_Your instructions_: In the listing that follows, retype every line from the first through the one containing "import numpy as np". Pictures are to be left out.

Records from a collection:

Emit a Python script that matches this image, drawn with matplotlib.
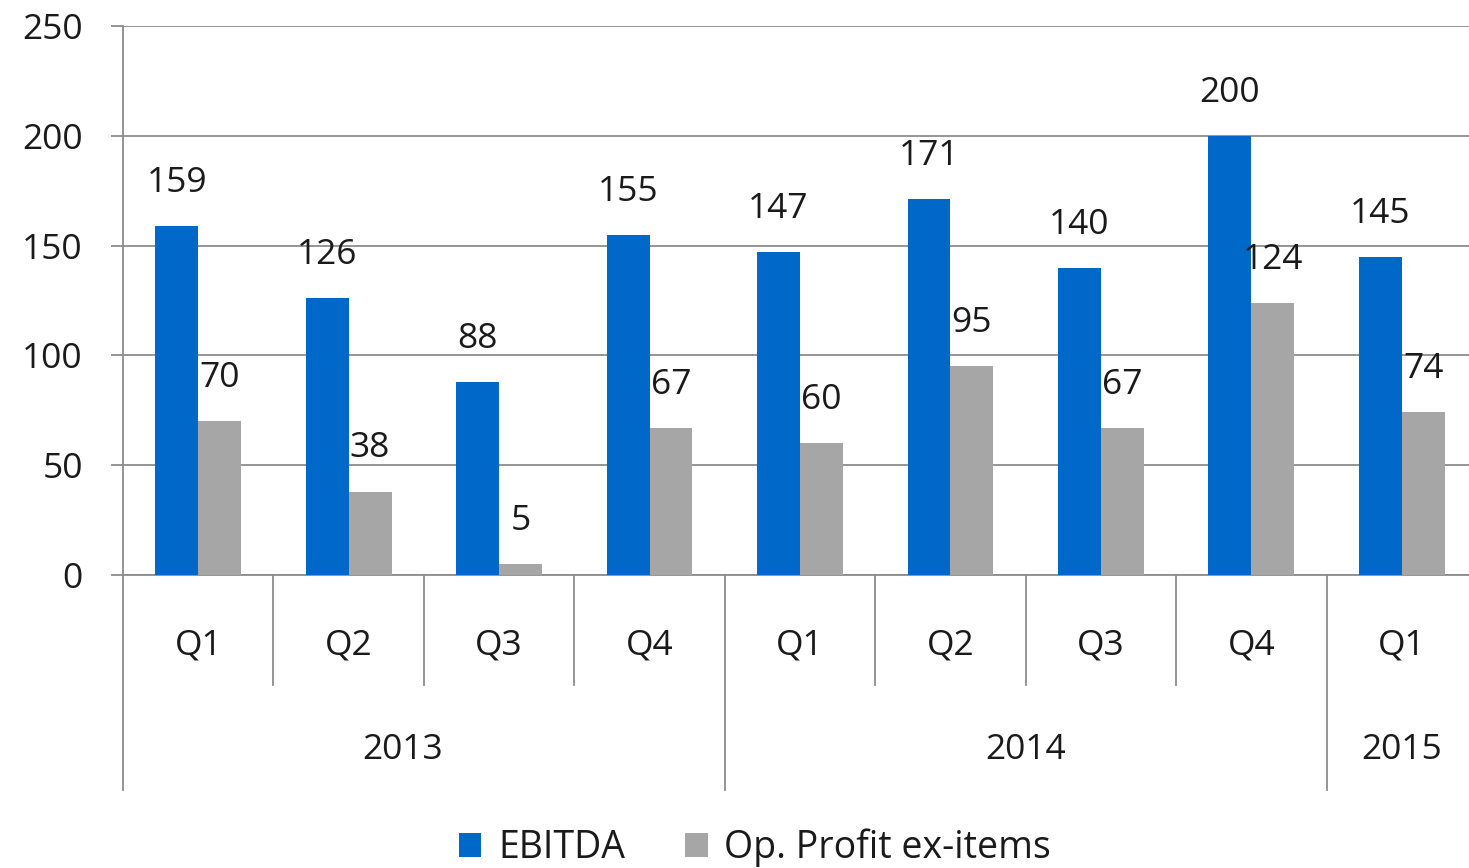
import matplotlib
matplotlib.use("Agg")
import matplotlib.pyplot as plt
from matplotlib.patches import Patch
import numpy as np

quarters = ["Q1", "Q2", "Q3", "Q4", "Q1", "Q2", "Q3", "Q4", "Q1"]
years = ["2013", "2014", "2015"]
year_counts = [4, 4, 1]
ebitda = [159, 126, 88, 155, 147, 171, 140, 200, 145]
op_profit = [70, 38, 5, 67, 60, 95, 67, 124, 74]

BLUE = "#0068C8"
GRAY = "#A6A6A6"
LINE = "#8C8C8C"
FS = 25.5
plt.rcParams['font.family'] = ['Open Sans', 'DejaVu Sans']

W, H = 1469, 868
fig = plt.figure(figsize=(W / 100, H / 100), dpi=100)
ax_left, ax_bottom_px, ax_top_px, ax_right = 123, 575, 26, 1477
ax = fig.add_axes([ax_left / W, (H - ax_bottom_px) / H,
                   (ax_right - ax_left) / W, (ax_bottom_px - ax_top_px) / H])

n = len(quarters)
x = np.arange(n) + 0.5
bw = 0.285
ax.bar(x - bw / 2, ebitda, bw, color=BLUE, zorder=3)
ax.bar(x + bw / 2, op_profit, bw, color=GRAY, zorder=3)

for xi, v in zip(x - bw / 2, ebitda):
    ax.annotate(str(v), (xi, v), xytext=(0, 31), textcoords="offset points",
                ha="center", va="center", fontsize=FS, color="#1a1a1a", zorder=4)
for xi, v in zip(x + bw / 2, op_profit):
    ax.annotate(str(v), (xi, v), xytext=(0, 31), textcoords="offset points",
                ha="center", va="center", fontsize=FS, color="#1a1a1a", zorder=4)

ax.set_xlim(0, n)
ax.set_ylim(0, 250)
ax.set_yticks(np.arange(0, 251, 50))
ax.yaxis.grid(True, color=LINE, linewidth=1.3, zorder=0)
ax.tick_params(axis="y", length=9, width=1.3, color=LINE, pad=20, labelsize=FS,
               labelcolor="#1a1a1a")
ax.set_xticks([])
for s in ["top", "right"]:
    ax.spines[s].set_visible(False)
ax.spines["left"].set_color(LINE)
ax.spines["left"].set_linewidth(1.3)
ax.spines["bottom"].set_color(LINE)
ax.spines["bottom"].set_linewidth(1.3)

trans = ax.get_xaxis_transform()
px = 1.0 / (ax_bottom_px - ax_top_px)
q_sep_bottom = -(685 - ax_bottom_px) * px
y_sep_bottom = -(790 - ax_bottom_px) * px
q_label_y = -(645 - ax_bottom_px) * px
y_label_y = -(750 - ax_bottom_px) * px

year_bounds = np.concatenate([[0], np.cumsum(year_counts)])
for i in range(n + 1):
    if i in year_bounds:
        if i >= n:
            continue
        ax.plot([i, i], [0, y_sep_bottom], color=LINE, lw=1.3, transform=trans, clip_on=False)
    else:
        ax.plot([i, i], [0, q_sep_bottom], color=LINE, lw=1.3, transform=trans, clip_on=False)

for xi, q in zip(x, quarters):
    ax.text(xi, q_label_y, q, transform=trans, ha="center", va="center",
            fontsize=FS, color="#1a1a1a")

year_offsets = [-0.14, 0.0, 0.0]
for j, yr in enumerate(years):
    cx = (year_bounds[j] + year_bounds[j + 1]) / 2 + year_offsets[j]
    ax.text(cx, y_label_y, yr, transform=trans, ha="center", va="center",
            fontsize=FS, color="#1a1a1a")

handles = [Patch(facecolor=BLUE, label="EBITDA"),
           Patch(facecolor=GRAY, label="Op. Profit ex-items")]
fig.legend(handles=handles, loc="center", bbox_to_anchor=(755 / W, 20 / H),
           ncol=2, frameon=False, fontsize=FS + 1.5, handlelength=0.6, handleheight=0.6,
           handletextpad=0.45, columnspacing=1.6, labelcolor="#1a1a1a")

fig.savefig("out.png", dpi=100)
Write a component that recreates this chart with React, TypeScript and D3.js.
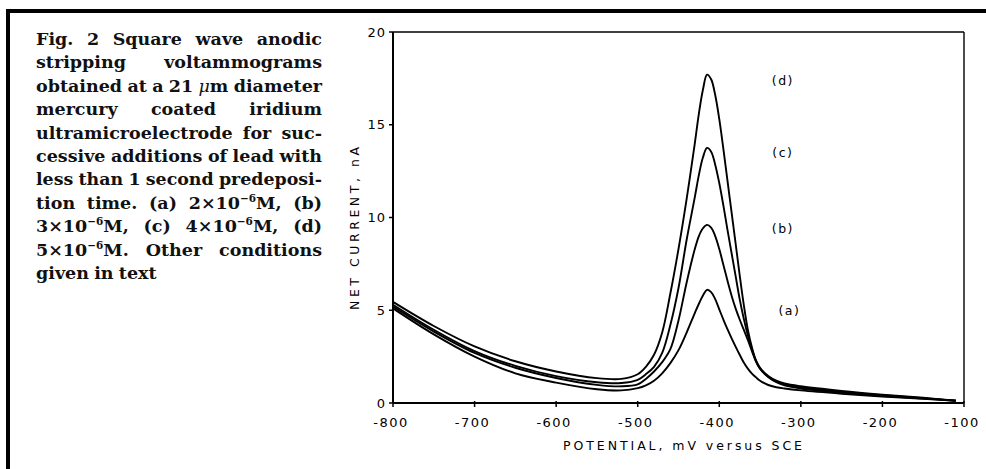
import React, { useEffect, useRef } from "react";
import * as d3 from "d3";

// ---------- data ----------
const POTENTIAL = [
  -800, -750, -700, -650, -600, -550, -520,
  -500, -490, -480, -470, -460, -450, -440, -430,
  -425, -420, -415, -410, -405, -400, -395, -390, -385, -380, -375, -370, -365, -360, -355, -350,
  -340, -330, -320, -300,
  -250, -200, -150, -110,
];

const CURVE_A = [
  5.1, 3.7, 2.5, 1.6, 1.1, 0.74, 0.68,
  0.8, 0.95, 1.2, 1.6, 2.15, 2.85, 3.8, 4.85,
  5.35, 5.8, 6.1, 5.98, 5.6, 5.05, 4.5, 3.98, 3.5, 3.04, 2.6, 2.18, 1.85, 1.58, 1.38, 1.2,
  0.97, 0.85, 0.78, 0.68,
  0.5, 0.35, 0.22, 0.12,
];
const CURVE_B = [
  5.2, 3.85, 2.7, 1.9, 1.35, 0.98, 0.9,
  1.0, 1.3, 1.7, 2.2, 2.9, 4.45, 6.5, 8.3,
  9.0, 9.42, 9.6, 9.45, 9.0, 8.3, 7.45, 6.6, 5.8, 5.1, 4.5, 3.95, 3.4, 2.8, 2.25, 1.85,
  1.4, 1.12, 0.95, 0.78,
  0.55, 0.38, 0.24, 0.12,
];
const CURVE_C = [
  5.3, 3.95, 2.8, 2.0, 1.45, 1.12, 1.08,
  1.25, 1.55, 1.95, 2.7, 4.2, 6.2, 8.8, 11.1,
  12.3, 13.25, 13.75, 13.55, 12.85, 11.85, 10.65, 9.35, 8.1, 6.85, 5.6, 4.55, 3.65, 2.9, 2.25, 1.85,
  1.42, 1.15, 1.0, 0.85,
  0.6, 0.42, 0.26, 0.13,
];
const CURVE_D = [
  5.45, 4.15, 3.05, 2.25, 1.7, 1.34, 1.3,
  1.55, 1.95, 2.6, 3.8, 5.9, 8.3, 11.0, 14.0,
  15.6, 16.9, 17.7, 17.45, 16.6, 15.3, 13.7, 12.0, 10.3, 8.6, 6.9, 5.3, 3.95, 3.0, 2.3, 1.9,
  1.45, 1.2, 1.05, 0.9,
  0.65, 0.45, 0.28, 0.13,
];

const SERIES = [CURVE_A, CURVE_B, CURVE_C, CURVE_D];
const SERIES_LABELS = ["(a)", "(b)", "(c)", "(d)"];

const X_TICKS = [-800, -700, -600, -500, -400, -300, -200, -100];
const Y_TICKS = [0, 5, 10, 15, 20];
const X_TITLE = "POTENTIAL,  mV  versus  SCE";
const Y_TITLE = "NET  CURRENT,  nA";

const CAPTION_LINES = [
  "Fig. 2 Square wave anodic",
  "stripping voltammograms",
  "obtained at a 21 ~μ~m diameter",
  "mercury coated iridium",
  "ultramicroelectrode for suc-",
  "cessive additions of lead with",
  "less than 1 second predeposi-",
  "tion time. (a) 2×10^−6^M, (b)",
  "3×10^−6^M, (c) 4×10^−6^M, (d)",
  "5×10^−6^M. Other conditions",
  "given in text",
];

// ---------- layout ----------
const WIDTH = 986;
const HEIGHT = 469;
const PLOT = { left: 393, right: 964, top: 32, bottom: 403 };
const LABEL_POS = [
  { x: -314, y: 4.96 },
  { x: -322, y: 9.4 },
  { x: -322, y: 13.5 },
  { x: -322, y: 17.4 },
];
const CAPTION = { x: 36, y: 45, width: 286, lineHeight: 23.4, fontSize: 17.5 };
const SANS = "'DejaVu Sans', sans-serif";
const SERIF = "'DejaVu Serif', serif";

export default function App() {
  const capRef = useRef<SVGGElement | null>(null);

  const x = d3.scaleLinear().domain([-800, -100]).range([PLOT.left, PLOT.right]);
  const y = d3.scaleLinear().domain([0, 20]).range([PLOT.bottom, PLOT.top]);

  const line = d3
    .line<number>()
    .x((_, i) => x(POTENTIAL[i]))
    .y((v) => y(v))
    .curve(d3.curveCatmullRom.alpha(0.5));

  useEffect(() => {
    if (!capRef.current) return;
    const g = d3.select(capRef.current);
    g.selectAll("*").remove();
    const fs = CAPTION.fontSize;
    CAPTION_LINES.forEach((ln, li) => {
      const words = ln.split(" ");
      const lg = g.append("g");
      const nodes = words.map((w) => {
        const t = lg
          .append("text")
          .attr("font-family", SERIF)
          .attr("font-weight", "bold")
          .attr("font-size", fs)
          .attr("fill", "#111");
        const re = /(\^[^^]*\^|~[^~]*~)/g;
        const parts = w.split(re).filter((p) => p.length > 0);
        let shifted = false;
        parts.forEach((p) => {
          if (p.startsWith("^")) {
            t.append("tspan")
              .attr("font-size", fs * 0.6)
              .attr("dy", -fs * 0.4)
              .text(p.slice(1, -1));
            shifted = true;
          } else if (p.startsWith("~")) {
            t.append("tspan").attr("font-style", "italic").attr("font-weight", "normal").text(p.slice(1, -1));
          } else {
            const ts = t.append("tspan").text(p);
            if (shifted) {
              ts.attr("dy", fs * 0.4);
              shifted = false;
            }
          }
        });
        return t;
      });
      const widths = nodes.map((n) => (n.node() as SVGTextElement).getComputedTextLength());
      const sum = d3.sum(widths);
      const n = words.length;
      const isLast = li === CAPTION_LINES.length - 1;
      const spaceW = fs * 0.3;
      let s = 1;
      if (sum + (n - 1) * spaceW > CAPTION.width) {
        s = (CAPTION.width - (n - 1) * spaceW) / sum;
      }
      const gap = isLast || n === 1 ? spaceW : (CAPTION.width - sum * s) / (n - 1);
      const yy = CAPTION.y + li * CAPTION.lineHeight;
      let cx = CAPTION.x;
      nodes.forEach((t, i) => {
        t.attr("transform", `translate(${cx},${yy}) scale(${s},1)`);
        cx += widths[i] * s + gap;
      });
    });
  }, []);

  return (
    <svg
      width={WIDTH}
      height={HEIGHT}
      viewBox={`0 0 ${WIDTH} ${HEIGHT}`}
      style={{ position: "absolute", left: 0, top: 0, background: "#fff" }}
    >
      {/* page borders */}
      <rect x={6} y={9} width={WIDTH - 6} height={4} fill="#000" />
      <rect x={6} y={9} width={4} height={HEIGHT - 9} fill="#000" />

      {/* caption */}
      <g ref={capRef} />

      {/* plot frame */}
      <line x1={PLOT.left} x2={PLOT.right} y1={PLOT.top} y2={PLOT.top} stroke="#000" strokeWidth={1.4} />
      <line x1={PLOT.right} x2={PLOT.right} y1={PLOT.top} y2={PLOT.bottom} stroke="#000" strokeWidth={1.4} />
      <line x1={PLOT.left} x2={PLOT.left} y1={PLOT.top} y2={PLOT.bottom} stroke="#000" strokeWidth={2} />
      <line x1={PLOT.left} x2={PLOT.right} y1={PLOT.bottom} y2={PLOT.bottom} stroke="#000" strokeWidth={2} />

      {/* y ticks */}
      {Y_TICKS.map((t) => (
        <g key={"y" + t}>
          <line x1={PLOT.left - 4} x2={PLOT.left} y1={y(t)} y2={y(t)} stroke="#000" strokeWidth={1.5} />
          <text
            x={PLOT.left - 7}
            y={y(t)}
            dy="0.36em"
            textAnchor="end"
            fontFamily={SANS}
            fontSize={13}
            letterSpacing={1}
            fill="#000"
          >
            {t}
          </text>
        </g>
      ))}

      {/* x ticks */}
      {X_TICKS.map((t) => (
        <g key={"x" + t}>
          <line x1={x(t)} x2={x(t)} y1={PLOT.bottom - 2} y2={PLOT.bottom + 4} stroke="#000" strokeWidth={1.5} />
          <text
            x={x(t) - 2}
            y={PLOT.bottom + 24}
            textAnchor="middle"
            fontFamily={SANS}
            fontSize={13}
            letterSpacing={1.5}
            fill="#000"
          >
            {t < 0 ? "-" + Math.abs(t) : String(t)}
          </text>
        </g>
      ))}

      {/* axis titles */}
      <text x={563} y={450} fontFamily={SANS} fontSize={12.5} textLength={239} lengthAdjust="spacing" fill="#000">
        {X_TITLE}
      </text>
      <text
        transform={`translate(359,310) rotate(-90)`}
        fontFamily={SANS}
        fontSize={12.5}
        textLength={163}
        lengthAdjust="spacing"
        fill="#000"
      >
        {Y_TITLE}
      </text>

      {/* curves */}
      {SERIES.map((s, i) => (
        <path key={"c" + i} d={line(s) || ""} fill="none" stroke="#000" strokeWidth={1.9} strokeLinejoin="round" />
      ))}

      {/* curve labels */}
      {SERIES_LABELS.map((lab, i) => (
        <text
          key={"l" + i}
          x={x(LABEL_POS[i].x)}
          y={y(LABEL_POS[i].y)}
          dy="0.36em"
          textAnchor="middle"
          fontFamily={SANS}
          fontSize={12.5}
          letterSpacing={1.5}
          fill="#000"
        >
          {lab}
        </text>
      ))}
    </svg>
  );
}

_Answer to this exercise_:
Emit a Python script that matches this image, drawn with matplotlib.
import matplotlib
matplotlib.use("Agg")
import matplotlib.pyplot as plt
from matplotlib.patches import Patch
import numpy as np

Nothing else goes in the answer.